For most sites, optimizing images—using modern formats like WebP or AVIF, serving responsive sizes, and lazy loading below-the-fold images—provides the biggest bang for the buck. It reduces LCP and improves perceived speed without major architectural changes.
How do I handle third-party scripts that slow down my site?
Third-party scripts are a common source of slowdowns. Audit which scripts are truly necessary. Load non-critical scripts with async or defer, or use a service worker to cache them. For analytics and ads, consider loading them after the main content is interactive.
Is it worth implementing a service worker for offline support?
If your site has repeat visitors or users with unreliable connections, a service worker can dramatically improve perceived speed by serving cached content instantly. For content-heavy sites like blogs, a service worker that caches the last few articles can make navigation feel instant even on slow networks.
Putting It All Together: Your Next Steps
Speed in 2024 is about perception, not just numbers. The best approach is to start with real-user data, choose a strategy that fits your content and audience, and iterate based on actual outcomes. Do not try to implement everything at once.

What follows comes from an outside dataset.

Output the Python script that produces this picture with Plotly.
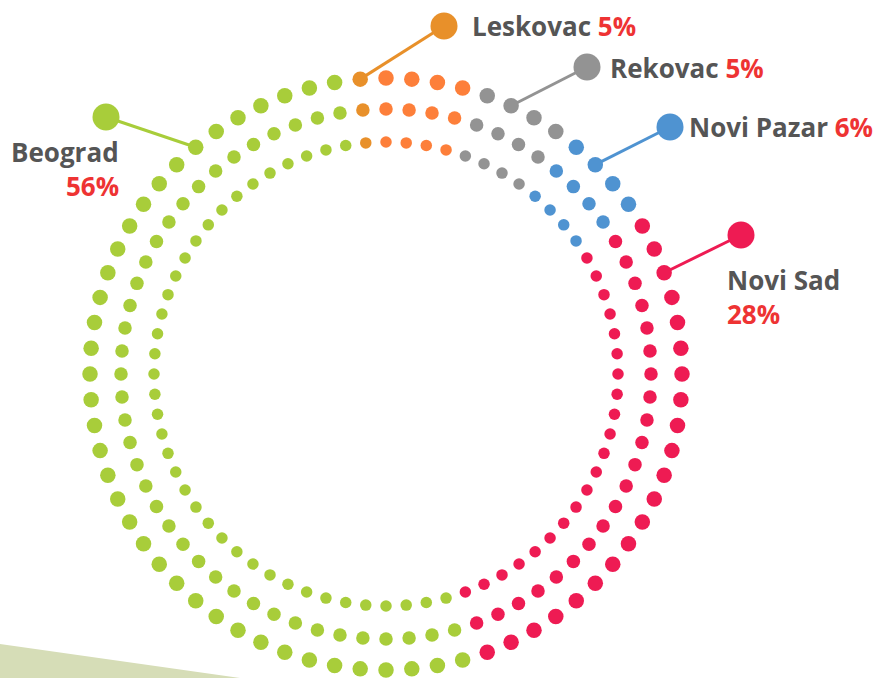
import plotly.graph_objects as go
import math

# ---- data ----
cities = ["Leskovac", "Rekovac", "Novi Pazar", "Novi Sad", "Beograd"]
shares = [5, 5, 6, 28, 56]              # percent labels
dots_per_city = [5, 4, 4, 21, 38]       # dots per ring for each city (72 total)
colors = ["#fd7f3a", "#939393", "#4f93d1", "#ee1b53", "#a8cd3a"]
accents = ["#e8902a", "#939393", "#4f93d1", "#ee1b53", "#a8cd3a"]

# ---- geometry / style ----
W, H = 876, 678
CX, CY = 386, 374
RINGS = [(296, 15.5), (265, 13.5), (232, 11.5)]   # (radius px, dot size)
STEP = 5.0
START = -5.0
NAME_COLOR = "#555555"
PCT_COLOR = "#ee3333"
FONT = "Open Sans"
FS = 26

def pol(r, deg):
    a = math.radians(deg)
    return r * math.sin(a), r * math.cos(a)

fig = go.Figure()

# background wedge (bottom-left)
fig.add_shape(type="path", xref="paper", yref="paper",
              path=f"M 0 {1 - 644 / H} L {240 / W} 0 L 0 0 Z",
              fillcolor="#d6ddb7", line=dict(width=0), layer="below")

# leader lines: (city index, dot index within city on outer ring, anchor pixel)
leaders = [
    (0, 0, (444, 26)),
    (1, 1, (587, 67)),
    (2, 1, (670, 127)),
    (3, 2, (741, 235)),
    (4, 31, (106, 117)),
]
offsets = [sum(dots_per_city[:i]) for i in range(len(dots_per_city))]
for ci, j, (px, py) in leaders:
    k = offsets[ci] + j
    x0, y0 = pol(RINGS[0][0], START + STEP * k)
    x1, y1 = px - CX, CY - py
    fig.add_trace(go.Scatter(x=[x0, x1], y=[y0, y1], mode="lines",
                             line=dict(color=accents[ci], width=3),
                             hoverinfo="skip", showlegend=False))
    fig.add_trace(go.Scatter(x=[x1], y=[y1], mode="markers",
                             marker=dict(size=27, color=accents[ci], opacity=1,
                                         line=dict(width=0)),
                             hoverinfo="skip", showlegend=False))

# dots
for r, size in RINGS:
    xs, ys, cs = [], [], []
    k = 0
    for ci, n in enumerate(dots_per_city):
        for j in range(n):
            x, y = pol(r, START + STEP * k)
            xs.append(x); ys.append(y)
            cs.append(accents[ci] if (j == 0 and ci == 0) else colors[ci])
            k += 1
    fig.add_trace(go.Scatter(x=xs, y=ys, mode="markers",
                             marker=dict(size=size, color=cs, opacity=1,
                                         line=dict(width=0)),
                             hoverinfo="skip", showlegend=False))

def ann(text, px, py, xanchor):
    fig.add_annotation(x=px - CX, y=CY - py, xref="x", yref="y", text=text,
                       showarrow=False, xanchor=xanchor, yanchor="middle",
                       font=dict(family=FONT, size=FS, color=NAME_COLOR))

def pct(i):
    return f"<span style='color:{PCT_COLOR}'><b>{shares[i]}%</b></span>"

ann(f"<b>{cities[0]}</b> " + pct(0), 470, 26, "left")
ann(f"<b>{cities[1]}</b> " + pct(1), 608, 68, "left")
ann(f"<b>{cities[2]}</b> " + pct(2), 687, 127, "left")
ann(f"<b>{cities[3]}</b>", 725, 280, "left")
ann(pct(3), 725, 314, "left")
ann(f"<b>{cities[4]}</b>", 121, 152, "right")
ann(pct(4), 121, 186, "right")

fig.update_layout(
    width=W, height=H, margin=dict(l=0, r=0, t=0, b=0),
    paper_bgcolor="white", plot_bgcolor="rgba(0,0,0,0)",
    xaxis=dict(range=[-CX, W - CX], visible=False, fixedrange=True),
    yaxis=dict(range=[CY - H, CY], visible=False, fixedrange=True),
    showlegend=False,
)

fig.write_html("out.html", config={"displayModeBar": False},
               post_script="document.body.style.margin='0';document.body.style.overflow='hidden';")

Here are four concrete next steps:
- Collect real-user metrics using CrUX or a free RUM tool. Identify your worst-performing pages and the most common user flows.
- Pick one strategy from the three we discussed—lazy loading, prefetching, or skeleton screens—and prototype it on a single page or section. Measure the impact on LCP, CLS, and INP.
- Run an A/B test with a small percentage of traffic to see how the change affects user behavior. Look for improvements in engagement or conversion, not just speed metrics.
- Document what you learn and share it with your team. Performance is a team sport, and small wins build momentum for larger changes.
Beyond the score, what matters is that your site feels fast to the people who use it. Start today, and you will build a better experience for everyone.